- Etymology: giiwedin (Ojibwe)
- Kewadin Location within Michigan Kewadin Location within the United States
- Coordinates: 44°55′03″N 85°22′23″W﻿ / ﻿44.91750°N 85.37306°W
- Country: United States
- State: Michigan
- County: Antrim
- Township: Milton
- Settled: 1856
- Elevation: 600 ft (183 m)
- Time zone: UTC-5 (Eastern (EST))
- • Summer (DST): UTC-4 (EDT)
- ZIP code(s): 49648 49629 (Elk Rapids)
- Area code: 231
- GNIS feature ID: 629640

= Kewadin, Michigan =

Unincorporated community in Antrim County, Michigan

Kewadin (/kəˈweɪˈdən/ kə-WAY-dən) is an unincorporated community in the U.S. state of Michigan. The community is located in Milton Township, Antrim County, and is located on the northern shore of Elk Lake, roughly 2 mi northeast of the village of Elk Rapids. As an unincorporated community, Kewadin has no legally defined boundaries or population statistics of its own.

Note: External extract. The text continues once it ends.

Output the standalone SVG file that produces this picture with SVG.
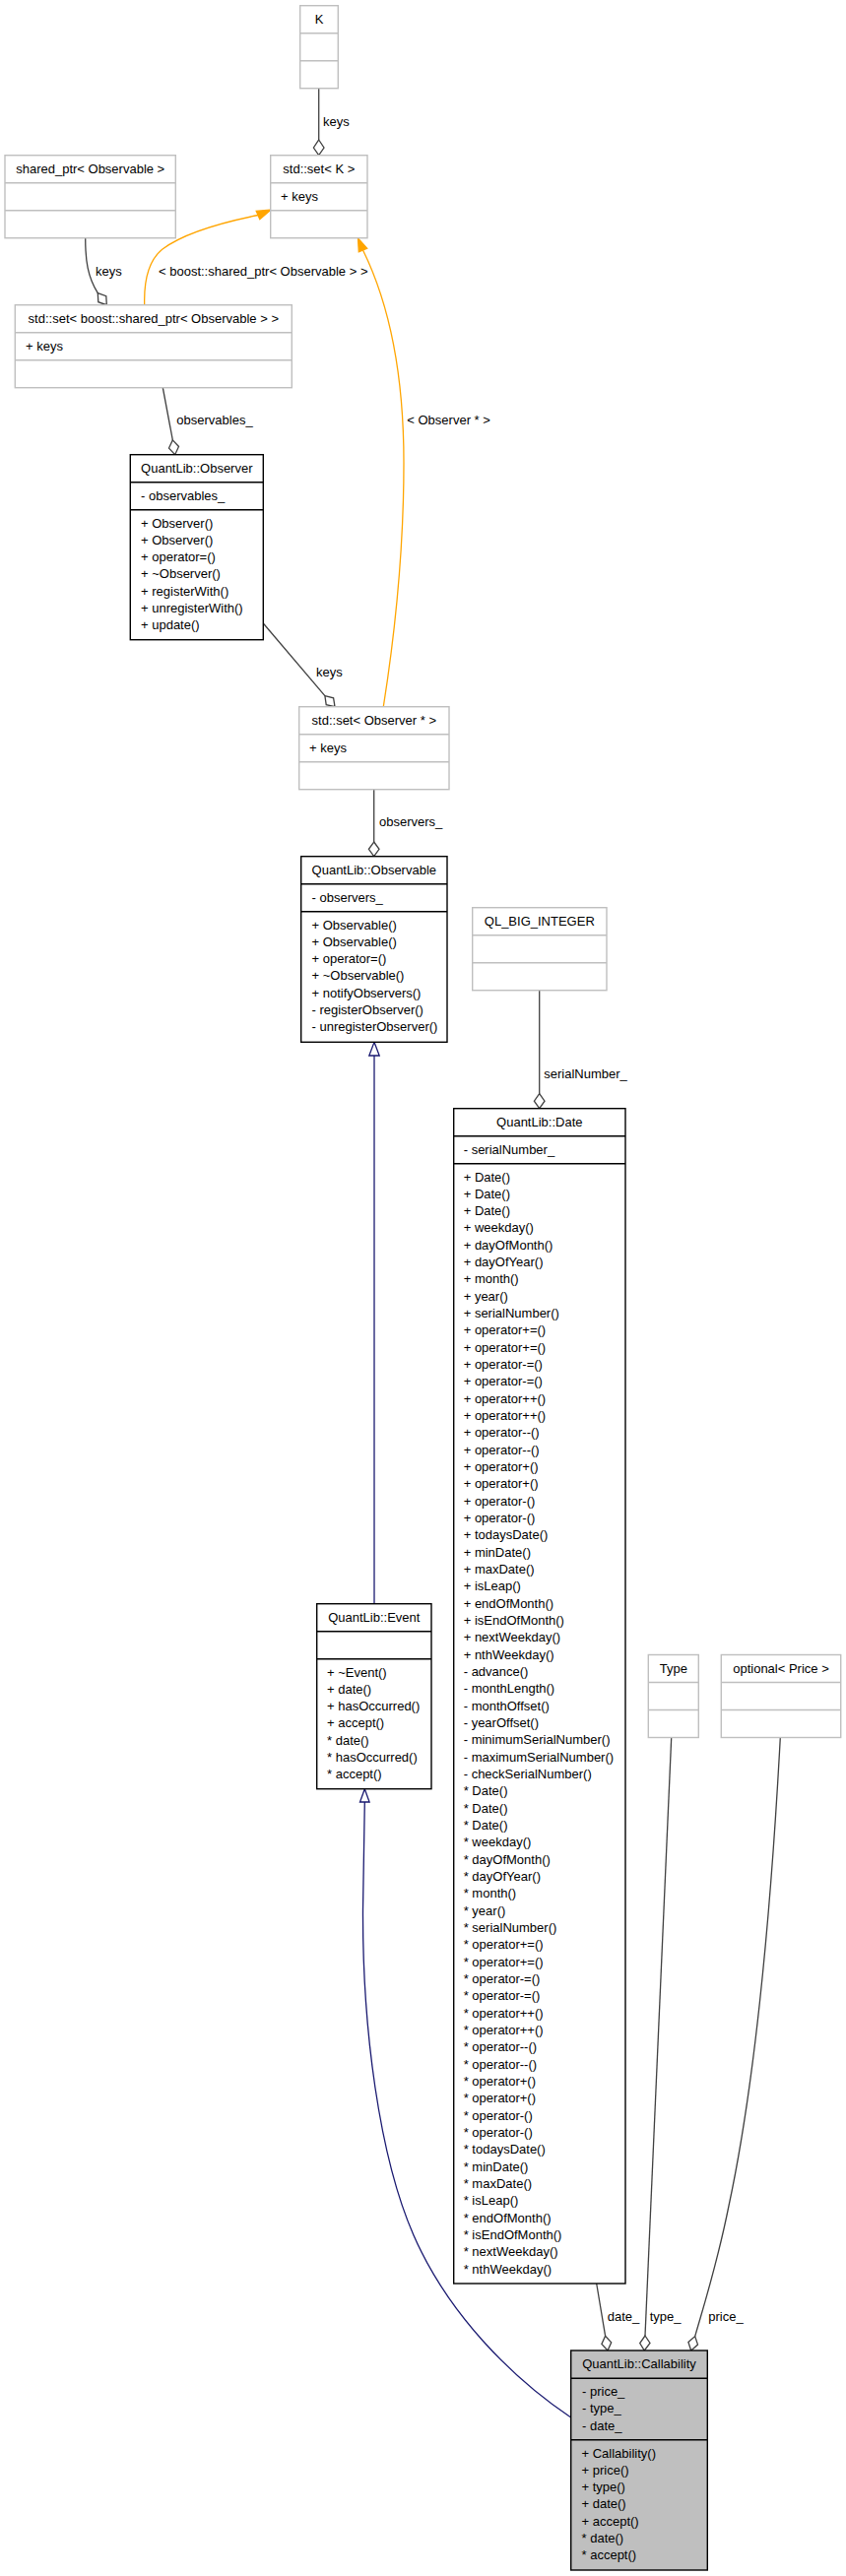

However, a post office operates out of the community, with the ZIP Code 49648.

== History ==
The Kewadin area was occupied by indigenous peoples until 1876, when a European settlement was established, known as Indian Town. On June 4, 1883, a post office opened in the community, and it was renamed to Kewadin, after the Ojibwe word giiwedin, meaning 'north'.